THE family of a grandmother killed by speeding drivers in Bradford has urged motorists to slow down on the district’s roads to avoid innocent people becoming another “headline in a newspaper”.

Sarah Harrison, whose mum Mary Byrne, 51, died in April 2013 when she was thrown from a minicab hit by a car going at more than 60mph, was speaking as police revealed that a crackdown on danger drivers had snared its 5,000th motorist.

Mrs Harrison gave her family’s backing to the Telegraph & Argus Stop the Danger Drivers campaign, and said: “I am doing this because I don’t want somebody else to become a memory, to become a headline in a newspaper.

“My twins associated the T&A with their nanna for ages. We used to go in a shop and they would see the T&A and say ‘nanna’.”

She added: “Everytime I read these stories in the paper, I am in disbelief that it is still happening so much. And it is only going to get worse.

“It is like it has become a trend for this age group of 17 to 25 doing this. It is a trend that needs to stop, something has to be done now.

“The stats are there. There are more deaths by this age group driving high-powered cars. They cannot control them. They should not be able to drive these cars.

“My first car was a 1.1-litre Rover. I never thought about speeding.

“How are they getting insured on these cars – if they are even insured?

“It just angers me so much. It is getting so common.

“And it scares me – I am bringing young children up.”

Sarah said education of young people was important, and added: “When you pass a motorbike test, you are graded and have to build up before you can ride a Harley Davidson, or whatever.

“Why could this rule not apply to cars? Something has to change.

“It is getting that across to them that they can cause that devastation, to either the family or to one of them in the car.”

“It is getting that point across. You are driving your car at high speed. How quick do you get over killing someone? The family never get over that.

“When I read about all these others, I think how quite easily they could have collided with another innocent person. Why should someone have to have that knock on the door, to have someone else take a family member’s life away from you?

“It is so wrong and it is like every other week in the papers some dangerous driver has done this. It isn’t fair.”

Mrs Harrison also called for tougher sentences for dangerous drivers, especially where speeding and death were involved.

“The punishment they get is not enough,” she said. “I think, if speed is a factor – like it is most of the time – then it should be manslaughter, not death by dangerous driving.
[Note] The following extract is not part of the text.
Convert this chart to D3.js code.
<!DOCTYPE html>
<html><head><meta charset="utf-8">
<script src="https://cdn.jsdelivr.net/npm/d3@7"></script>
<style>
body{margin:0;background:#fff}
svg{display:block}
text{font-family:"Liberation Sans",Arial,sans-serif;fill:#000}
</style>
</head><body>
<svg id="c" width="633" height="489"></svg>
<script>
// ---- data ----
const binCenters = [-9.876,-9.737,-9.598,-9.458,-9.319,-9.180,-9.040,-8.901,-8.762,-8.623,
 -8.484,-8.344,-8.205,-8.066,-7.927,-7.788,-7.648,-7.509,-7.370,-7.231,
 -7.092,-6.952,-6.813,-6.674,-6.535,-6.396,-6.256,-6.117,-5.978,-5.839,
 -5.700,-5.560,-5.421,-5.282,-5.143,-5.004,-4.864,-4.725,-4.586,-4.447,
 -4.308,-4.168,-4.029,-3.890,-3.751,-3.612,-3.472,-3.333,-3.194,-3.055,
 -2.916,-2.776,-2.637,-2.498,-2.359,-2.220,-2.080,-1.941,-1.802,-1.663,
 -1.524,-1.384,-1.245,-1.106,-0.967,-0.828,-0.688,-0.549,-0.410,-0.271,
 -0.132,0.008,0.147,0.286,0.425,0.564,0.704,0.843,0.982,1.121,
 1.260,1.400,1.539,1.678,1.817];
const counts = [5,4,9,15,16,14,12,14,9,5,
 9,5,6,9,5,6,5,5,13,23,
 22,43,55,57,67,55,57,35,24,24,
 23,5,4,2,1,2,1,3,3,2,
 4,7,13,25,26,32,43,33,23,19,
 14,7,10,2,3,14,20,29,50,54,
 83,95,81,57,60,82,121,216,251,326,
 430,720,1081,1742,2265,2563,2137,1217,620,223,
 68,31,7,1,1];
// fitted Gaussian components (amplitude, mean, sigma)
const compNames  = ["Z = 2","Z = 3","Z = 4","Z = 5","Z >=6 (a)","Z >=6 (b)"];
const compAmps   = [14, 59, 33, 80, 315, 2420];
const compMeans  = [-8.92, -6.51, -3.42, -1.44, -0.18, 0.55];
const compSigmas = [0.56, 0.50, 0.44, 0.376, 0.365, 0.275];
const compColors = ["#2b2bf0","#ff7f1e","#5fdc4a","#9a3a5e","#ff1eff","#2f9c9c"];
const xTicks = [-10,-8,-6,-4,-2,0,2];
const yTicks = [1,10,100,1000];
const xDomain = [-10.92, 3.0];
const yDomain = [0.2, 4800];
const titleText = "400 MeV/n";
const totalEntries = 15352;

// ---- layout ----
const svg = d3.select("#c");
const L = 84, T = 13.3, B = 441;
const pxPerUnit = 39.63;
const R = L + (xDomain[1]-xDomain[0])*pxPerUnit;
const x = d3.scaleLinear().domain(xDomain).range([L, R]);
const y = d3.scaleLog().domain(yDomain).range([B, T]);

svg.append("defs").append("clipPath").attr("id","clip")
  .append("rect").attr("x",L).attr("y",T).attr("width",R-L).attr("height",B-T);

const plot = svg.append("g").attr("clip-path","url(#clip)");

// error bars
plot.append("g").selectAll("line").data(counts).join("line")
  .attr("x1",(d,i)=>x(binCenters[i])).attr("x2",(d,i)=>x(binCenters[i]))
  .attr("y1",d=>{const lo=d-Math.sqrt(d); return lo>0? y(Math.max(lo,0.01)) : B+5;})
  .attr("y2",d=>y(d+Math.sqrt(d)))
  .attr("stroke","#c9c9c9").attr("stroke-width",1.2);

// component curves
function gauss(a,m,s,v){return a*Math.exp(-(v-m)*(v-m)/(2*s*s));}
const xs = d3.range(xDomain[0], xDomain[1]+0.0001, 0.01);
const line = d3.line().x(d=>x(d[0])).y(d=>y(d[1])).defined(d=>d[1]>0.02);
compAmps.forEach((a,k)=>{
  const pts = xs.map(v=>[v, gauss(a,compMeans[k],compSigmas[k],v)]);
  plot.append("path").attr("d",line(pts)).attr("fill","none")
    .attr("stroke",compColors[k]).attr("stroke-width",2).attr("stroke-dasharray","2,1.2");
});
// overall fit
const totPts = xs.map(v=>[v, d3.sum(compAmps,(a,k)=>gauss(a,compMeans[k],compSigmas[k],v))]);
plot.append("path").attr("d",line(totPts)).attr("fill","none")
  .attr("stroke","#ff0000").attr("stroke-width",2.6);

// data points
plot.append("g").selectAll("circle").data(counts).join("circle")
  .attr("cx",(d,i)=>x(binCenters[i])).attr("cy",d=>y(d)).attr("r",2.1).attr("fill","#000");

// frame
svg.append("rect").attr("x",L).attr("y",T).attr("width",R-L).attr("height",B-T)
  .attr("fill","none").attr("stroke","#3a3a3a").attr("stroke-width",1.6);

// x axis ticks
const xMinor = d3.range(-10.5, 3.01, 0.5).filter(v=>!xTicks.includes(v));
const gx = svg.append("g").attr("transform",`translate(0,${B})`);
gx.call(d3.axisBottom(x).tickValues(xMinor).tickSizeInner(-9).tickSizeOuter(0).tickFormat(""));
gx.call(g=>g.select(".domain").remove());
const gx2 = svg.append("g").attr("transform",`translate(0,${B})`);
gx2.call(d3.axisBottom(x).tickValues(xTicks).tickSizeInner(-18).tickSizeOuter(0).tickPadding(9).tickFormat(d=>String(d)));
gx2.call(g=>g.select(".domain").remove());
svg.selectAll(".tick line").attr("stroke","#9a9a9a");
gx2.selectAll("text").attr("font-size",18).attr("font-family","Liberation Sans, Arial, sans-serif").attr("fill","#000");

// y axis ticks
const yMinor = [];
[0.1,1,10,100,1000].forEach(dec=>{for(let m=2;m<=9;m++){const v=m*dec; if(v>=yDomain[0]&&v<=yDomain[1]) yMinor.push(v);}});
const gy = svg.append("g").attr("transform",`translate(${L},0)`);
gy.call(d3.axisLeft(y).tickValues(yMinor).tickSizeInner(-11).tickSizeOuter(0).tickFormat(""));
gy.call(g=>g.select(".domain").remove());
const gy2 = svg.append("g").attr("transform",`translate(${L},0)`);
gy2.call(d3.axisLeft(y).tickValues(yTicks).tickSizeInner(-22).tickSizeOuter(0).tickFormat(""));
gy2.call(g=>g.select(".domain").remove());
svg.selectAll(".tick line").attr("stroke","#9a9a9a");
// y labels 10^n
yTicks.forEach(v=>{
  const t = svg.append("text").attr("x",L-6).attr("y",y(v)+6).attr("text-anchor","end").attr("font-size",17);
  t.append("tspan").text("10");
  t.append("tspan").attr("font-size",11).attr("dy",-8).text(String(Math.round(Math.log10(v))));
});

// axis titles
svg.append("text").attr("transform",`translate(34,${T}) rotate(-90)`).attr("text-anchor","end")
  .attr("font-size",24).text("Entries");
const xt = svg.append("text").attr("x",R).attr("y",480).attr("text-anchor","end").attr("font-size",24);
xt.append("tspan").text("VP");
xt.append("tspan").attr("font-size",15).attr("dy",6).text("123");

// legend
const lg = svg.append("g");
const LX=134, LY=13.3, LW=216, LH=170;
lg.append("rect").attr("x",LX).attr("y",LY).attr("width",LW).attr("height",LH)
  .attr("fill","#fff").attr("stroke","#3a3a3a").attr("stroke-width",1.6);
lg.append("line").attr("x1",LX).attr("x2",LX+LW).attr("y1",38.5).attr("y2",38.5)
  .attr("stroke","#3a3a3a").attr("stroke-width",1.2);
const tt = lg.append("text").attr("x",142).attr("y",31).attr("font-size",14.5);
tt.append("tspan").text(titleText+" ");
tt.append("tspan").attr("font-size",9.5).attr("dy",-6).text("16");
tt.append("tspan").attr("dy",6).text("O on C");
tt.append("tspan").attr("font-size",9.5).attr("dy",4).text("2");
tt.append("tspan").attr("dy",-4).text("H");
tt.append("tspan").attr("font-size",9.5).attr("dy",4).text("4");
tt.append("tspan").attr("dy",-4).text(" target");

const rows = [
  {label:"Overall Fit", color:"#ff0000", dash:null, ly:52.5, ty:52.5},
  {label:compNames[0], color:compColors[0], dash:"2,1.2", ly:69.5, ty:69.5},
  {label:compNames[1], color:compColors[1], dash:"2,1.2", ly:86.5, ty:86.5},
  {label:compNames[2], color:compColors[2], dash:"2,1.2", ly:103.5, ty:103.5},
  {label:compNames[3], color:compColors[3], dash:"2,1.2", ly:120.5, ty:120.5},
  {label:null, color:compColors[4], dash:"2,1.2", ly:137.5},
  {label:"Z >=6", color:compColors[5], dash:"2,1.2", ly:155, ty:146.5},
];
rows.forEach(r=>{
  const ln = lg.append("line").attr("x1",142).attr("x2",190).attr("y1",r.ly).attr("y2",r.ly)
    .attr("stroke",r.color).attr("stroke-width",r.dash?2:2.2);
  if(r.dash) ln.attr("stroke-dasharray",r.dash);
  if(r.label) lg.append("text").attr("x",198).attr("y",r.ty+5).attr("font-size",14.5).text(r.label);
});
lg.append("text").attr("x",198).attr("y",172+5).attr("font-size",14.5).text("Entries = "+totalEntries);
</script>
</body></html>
“That is the only time the change will come – if tougher sentences are passed. They might think twice then.

“There is too much power for the wrong people.

“The ones who killed my mum will be out early next year. It is nothing at all.

“After a year of them being locked up, they were getting day release.

“It is nothing. The heartache that we have to go through and struggle with, and they get that. It is really hard.”

She added: “They will only be in their 20s. They can start a family and have grandchildren. They can rebuild their lives, whereas ours have been totally turned upside down.”

Of the crash in Mandale Road, Horton Bank Top, which killed her mum, Mrs Harrison said: “It stills seems like yesterday. I walked round to the scene not knowing it was my mum. I still remember a family friend saying there had been an incident round the corner.

“I saw the police cordon, then I came back home. I kept ringing my mum to see where she was. Her friend Linda said mum had got a taxi.

“I asked my husband to go and check if it was a taxi involved. I had a sick feeling in my stomach. I went round and saw a line of taxis.

“I knew then it was my mum.

“I said to a policeman that I wanted to go to my mum to be with her, but he kept saying ‘you need to stay here’.

“I shouted to a neighbour of my mum I knew, but she just looked at me and turned away. She had been one of the first ones out to my mum.”

Thomas Healey, of Brow Lane, Clayton, was sentenced at Bradford Crown Court to six years, and Joseph Robinson, of Westminster Gardens, Clayton, was imprisoned for five years and three months by Judge John Potter for causing Mary’s death.

They had been racing high-powered cars at the time of the collision.

Mrs Harrison said: “I only ever had happy memories of Mandale Road, growing up on there.

“Them people took all them happy memories and turned them into the worst memory ever.”

Sarah said her grandparents – Mary’s parents – had not been the same since their daughter’s death.

She added: “The people responsible don’t see that. They don’t see the effect on our everyday lives.

“There are birthdays, christenings, anniversaries – all that everyday stuff.

“It is getting through everyday stuff like that. My house is up for sale because it is a constant reminder.

“I can still see those cars on Mandale Road and the police, fire engines and the ambulance.

“I spoke to my mum every day. She would constantly be here or on the phone. To go from that to nothing is awful. And then them to get day release in a year – it is a total mockery.”